Another consideration you should make is that human languages aren't built for cats; thus, there will be a lot of words that are hard for cats to pronounce. Humans get that with their own languages; for instance, I occasionally amuse myself trying to pronounce French words correctly, but I know I would be nearly unintelligible to a native French speaker. But while issues learning a language can usually be solved with practice or by learning when you're young, there will always be some words cats just can't speak. For these words, and probably most of the language, they'll have to speak more slowly, and really be sure to enunciate as clearly as possible.

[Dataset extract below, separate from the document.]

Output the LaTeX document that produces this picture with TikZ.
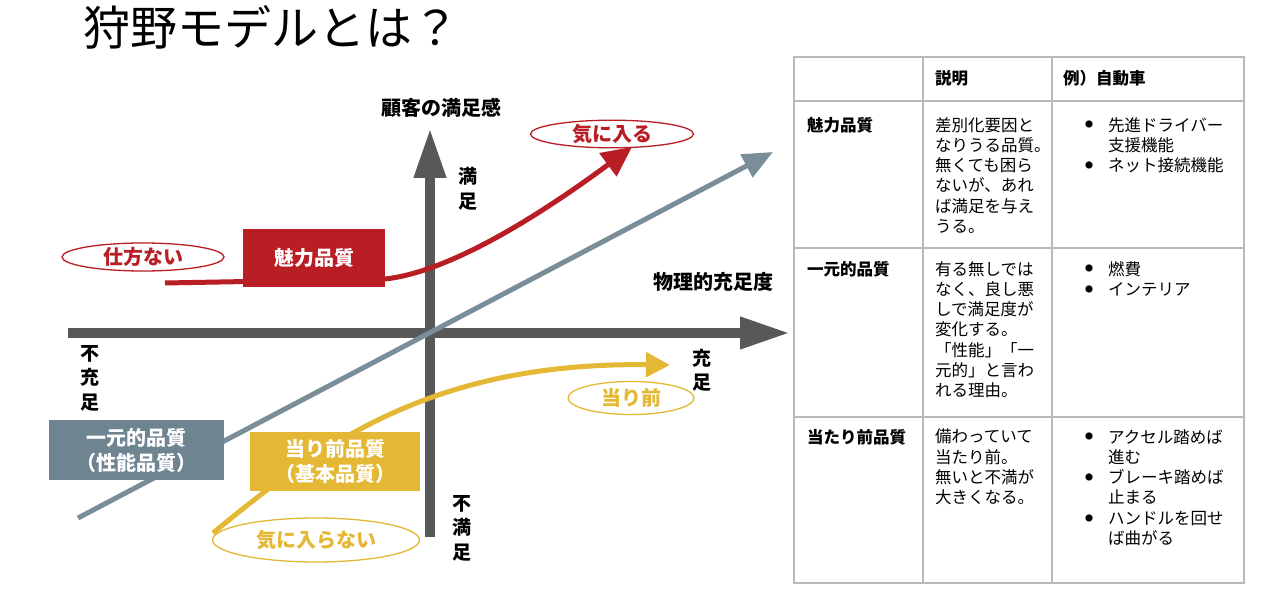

If you want to know how a specific human language is going to sound being spoken by a cat, first find a list of that language's phonemes(they're not just the letters, for instance here is a list of English phonemes). These are your building blocks, as every word in the language will be made up of them. Next, try and match each phoneme to a cat noise. If some noises cover multiple phonemes, that's fine; it may make the cat harder to understand, but it'll probably be unavoidable. And finally, test out some words, and see what the cat has to do to speak them. Some sounds are going to be hard to put together; for instance, it may be difficult for a cat to switch from a purr to a meow. Transitions like that are going to slow your cat's speech down, but in other places the words may flow just as easily as for a human.
In the end, it's going to sound strange, kinda funny, and nearly unintelligible. But pets always seem to have a way to get their meanings across; I'm sure sentient ones will be even better at it.